The Mind You Bring
July 20, 2025
Close your eyes. Take a couple of good, long, deep, in-and-out breaths. And notice where you feel the breathing in the body. Focus your attention there and then watch it for a while to see if it’s comfortable. If long breathing does feel comfortable, keep it up. If it doesn’t, you can change. Make it shorter, more shallow, heavier, lighter, faster, slower. Experiment for a while to see what kind of breathing feels good for you right now.
As the Buddha said, you want to be able to breathe in and out sensitive to a sense of fullness, sensitive to a sense of pleasure. That depends both on the mind you bring to the meditation and also to the topic you’re focusing on, like the breath. So. Work on the breath to make sure it’s comfortable. And look at the mind state you’re bringing.
We live together as human beings, and one of the best ways of creating a good mind state to bring to the breath is to live together in peace and harmony. The Buddha gives recommendations for how to do that.
There are six points all together, and the first three of them are goodwill: goodwill in your actions, goodwill in your words, goodwill in your thoughts. He could have said just goodwill once and left it at that. But he wanted to make sure that you think of all the implications of goodwill.
After all, you can sit here thinking goodwill for all beings and then get behind your car and get cut off by somebody in traffic, and you’re thinking black thoughts about the person who cut you off. Yet that’s precisely when you need goodwill: realizing that the people we’re living with have their problems, they have their suffering.

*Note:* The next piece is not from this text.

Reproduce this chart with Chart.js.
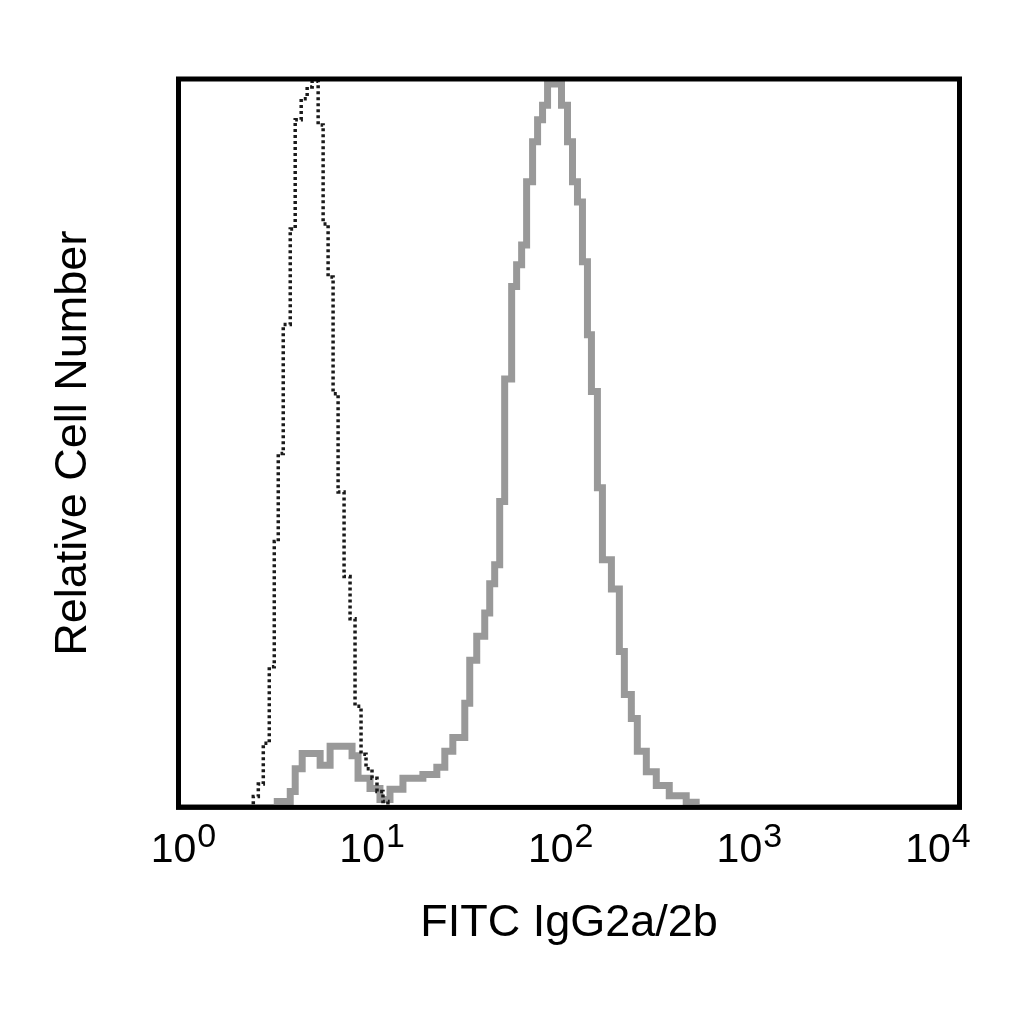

If you see people who are worse off than you are, realize that you’ve been there in the past too. People are better off than you are? You’ve been there in the past as well. So you shouldn’t look down on people who are worse off and you shouldn’t be jealous of people who are better off right now. Realize that we’re all human beings. We’re going up and down. We’re going up and down at different times, in different places.
So thoughts of jealousy, thoughts of contempt, have no place in human society, if we want our society to be human. As the Buddha said, if you see somebody who’s very, very wealthy—has all the power, beauty, good things in the world—remember that you’ve been there before. You see poor people on the side of the street—who have nothing at all—well, you’ve been there too. So have some fellow feeling for them, because we’re all in this together.
The other points that the Buddha pointed out are, one, if you have material gain, you share it. Especially if you get something especially nice, you share it. That creates a sense of harmony in the group, a sense that we’re concerned for one another, happy to share our good fortune with one another.
As for our virtue, the Buddha says you want your virtue to be equal, but not just equal on any level: equal on the level that the noble ones would approve of. In other words, they see that you hold by the precepts all the time, without exception, and you handle the precepts in a way that’s conducive to concentration.
In other words, you don’t get obsessed by past mistakes you’ve made. You learn from your mistakes. You realize, “Okay, I did something or said something I shouldn’t have done.” You have to realize why that’s not a good thing to do and then remind yourself not to do that. Make up your mind you’re not going to do that again. This is how we grow as human beings.
Then spread goodwill to everyone, including yourself, so that you don’t beat yourself up over your past mistakes. If you beat yourself up over your past mistakes, you tend to want to forget them. When you forget your past mistakes, then you can’t learn from them.
It’s when we have a virtue in common that we can live with one another. We see this all around; virtuous people have trouble living with people who don’t have the precepts. You just don’t feel right living with them. And it’s a source of friction in the community. So everybody should try to raise the level of his virtue so that’s something that the noble ones would praise, the noble ones would approve of.
And finally, make sure that your views are right. You realize that we live because of our actions. We experience happiness and pain because of our actions. So for the bad things that are happening in life, you don’t go around blaming other people. Just tell yourself, “Okay, I must have made mistakes in the past. I want to make sure I don’t make those mistakes again.” When you realize that the important things in life are your own actions, you stay focused in the right place.
So you see that all of these come together. You have goodwill for yourself, goodwill for others. You realize when you have made a mistake that’s actually been harmful to yourself or to others, and you make up your mind you’re not going to do that ever again. And then you have more goodwill to strengthen that resolve. In this way you can live with yourself, you can live with others, and we can live in harmony.
All the conflict we see in the world these days is because people don’t follow these principles. So keep them in mind: goodwill in your thoughts, your words, your deeds; generosity with the good things you’ve gained; virtue on the level of the noble ones; and then right view on the level of the noble ones. If we live in this way, there’ll be peace in the world. If we can’t get peace in the whole world, at least we have peace in our world.
So start where you’re responsible. However far out those influences go, it’s all to the good.